Story Time at the Symphony
Words by Kate Hamori
One of my most vivid musical memories is from my very first orchestra rehearsal in high school. I won’t lie—I was totally panicking. But as soon as we started to play, all my thoughts and worries disappeared, not because of “the power of music” or anything cool or inspiring like that, but because my mind was flooded with memories of Bugs Bunny running circles around Elmer Fudd while brandishing a straight razor and a can of shaving cream.
Turns out that all of those early Saturday mornings spent watching Looney Tunes paid off! I may not have known the name of the piece or the composer, but it turns out that I was quite familiar with the music we were playing: it was the overture from Rossini’s opera The Barber of Seville.
Through a child’s eyes, the modern symphony orchestra can seem intimidating, inaccessible, and boring. But composers were finding ways to introduce children to classical music long before Bugs Bunny began snacking on carrots. Take, for example, the case of Peter and the Wolf.

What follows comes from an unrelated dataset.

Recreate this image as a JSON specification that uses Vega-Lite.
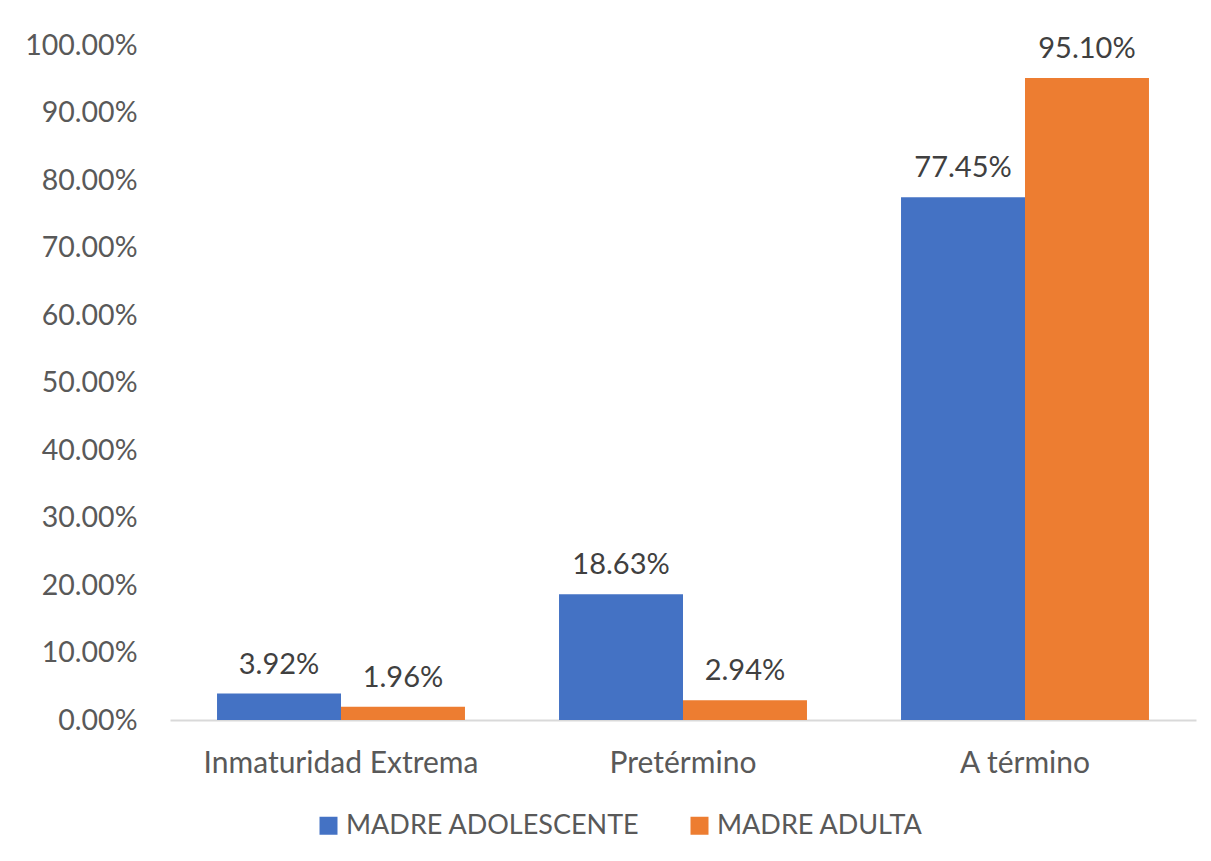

Written in the summer of 1936, Sergei Prokofiev’s Peter and the Wolf is a symphonic fairy tale for orchestra and narrator. It tells the story of a young boy named Peter who lives in the woods with his grandfather. One day, Peter spies his pet cat stalking a bird and a duck. He quickly warns the woodland creatures of the feline predator and they narrowly escape his cat’s clutches. Soon after, Peter’s grandfather ushers him inside, scolding him for hanging out in the woods where a wolf might appear at any moment!

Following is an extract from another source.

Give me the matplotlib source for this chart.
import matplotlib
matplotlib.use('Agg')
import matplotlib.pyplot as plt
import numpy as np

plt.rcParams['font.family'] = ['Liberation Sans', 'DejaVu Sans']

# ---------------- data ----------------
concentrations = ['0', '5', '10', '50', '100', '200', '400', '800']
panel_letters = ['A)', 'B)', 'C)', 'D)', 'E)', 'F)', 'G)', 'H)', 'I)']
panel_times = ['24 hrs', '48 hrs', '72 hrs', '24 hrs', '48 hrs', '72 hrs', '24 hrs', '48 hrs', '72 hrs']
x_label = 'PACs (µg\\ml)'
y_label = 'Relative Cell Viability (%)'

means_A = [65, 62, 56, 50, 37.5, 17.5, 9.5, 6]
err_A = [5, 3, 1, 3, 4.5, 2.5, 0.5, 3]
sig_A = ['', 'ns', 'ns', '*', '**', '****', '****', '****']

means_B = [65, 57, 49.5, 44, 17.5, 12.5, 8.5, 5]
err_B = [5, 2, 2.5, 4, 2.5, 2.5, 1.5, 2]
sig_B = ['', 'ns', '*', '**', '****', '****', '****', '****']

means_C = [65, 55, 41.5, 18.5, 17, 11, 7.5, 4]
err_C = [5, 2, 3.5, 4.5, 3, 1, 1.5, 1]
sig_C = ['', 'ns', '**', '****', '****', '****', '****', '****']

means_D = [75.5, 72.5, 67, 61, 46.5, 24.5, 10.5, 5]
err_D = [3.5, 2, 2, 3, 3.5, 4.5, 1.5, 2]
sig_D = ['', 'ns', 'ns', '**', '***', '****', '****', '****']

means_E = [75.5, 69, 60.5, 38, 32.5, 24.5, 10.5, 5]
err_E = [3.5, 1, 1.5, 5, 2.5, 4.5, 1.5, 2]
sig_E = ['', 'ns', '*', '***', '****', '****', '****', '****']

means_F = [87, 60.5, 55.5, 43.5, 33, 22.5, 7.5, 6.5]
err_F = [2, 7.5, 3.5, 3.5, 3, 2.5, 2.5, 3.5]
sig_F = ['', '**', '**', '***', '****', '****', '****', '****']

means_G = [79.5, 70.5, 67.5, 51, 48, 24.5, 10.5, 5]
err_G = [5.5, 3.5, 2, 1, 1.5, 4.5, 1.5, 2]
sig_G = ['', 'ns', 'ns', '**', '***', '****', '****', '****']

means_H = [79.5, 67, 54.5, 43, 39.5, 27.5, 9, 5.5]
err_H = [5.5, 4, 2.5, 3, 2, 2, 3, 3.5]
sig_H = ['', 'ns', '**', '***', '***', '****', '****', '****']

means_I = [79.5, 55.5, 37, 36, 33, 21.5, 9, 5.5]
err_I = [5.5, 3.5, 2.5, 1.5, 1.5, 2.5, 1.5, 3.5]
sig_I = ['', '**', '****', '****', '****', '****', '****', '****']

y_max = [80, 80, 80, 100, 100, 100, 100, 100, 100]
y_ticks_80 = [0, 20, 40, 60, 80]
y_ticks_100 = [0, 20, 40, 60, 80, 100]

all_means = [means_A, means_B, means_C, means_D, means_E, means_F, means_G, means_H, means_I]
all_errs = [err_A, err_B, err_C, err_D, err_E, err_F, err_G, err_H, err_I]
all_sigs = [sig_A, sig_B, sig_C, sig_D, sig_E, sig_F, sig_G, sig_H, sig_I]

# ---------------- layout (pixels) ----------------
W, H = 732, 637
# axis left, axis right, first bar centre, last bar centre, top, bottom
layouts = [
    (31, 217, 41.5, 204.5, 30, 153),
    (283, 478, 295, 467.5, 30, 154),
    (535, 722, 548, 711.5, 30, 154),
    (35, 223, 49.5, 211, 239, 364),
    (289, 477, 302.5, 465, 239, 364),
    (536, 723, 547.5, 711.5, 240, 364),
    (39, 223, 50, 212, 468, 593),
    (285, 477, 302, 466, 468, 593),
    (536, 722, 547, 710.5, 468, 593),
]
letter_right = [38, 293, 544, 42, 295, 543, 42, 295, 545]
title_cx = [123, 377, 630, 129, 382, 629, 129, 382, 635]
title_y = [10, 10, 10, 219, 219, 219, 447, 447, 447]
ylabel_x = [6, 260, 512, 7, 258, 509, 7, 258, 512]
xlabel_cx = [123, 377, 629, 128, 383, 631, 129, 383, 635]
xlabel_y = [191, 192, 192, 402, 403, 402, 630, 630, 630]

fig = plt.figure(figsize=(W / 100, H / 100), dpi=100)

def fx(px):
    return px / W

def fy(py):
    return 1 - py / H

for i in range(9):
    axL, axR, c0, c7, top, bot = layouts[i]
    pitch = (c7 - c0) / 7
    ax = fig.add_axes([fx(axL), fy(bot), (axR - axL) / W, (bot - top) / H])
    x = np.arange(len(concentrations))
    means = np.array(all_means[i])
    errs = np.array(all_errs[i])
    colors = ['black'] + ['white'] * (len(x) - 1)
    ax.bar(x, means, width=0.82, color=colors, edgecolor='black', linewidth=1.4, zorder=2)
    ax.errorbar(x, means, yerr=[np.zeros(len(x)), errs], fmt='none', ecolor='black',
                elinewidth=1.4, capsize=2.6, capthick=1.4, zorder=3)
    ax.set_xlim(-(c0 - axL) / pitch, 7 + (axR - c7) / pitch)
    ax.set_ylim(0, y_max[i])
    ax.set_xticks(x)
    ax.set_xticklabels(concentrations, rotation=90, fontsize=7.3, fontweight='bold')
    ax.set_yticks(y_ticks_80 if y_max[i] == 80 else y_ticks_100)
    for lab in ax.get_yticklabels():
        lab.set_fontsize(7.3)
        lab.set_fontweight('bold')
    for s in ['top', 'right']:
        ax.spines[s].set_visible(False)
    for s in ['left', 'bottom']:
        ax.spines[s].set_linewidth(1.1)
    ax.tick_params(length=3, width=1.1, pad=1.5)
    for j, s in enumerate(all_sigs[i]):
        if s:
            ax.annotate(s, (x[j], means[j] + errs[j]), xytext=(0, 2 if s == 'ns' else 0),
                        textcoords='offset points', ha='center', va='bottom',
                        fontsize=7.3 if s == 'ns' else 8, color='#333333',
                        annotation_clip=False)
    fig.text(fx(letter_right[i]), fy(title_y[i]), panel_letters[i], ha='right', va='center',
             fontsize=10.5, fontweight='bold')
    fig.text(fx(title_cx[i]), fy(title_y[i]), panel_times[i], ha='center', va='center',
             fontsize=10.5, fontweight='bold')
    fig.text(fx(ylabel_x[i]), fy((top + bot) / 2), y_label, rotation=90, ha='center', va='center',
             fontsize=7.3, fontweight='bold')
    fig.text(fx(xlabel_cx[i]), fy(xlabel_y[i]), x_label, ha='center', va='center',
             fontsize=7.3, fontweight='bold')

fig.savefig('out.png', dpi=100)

Indeed, later that very day, a sinister wolf appears in the clearing looking for its next meal. While the cat and bird manage to escape, the duck is not so fortunate. In an attempt to save his remaining animal friends, Peter grabs a rope and climbs a tree. He then sends the bird to distract the wolf while he sneakily loops the rope around the wolf’s tail from above and traps the predator! A trumpet call announces the arrival of a group of hunters brandishing rifles, but before they can harm the wolf, Peter convinces them to take it to a zoo instead, and the animals and humans alike victoriously escort the wolf to its new home.
In addition to its themes of kindness and bravery, Peter and the Wolf was designed to introduce young children to the sounds of the orchestra by personifying instruments as characters. Prokofiev’s detailed performance instructions indicate that the narrator of the piece should briefly introduce each character’s instrument and unique leitmotif prior to the performance. While the nature of the introduction varies with each performance, the cast list always remains the same:
The Wolf—French horns
The Hunters’ Guns—Kettle and bass drums
Popular with adults and children alike, Peter and the Wolf has been performed by a host of major symphony orchestras with the help of some incredibly talented narrators such as David Tennant, Alice Cooper, Mikhail Gorbachev, Bill Clinton, Sophia Loren, Sharon Stone, David Attenborough, Sir Patrick Stewart, Itzhak Perlman, Leonard Bernstein, and, my personal favorite, David Bowie.
Fun, approachable, and irresistibly witty, Peter and the Wolf has quickly become one of my favorite orchestral pieces. In fact, I think I enjoy the piece even more now that I’m grown—for a brief half hour, I get a chance to embrace my inner child and escape into a fantasy land just like the ones I remember from Looney Tunes.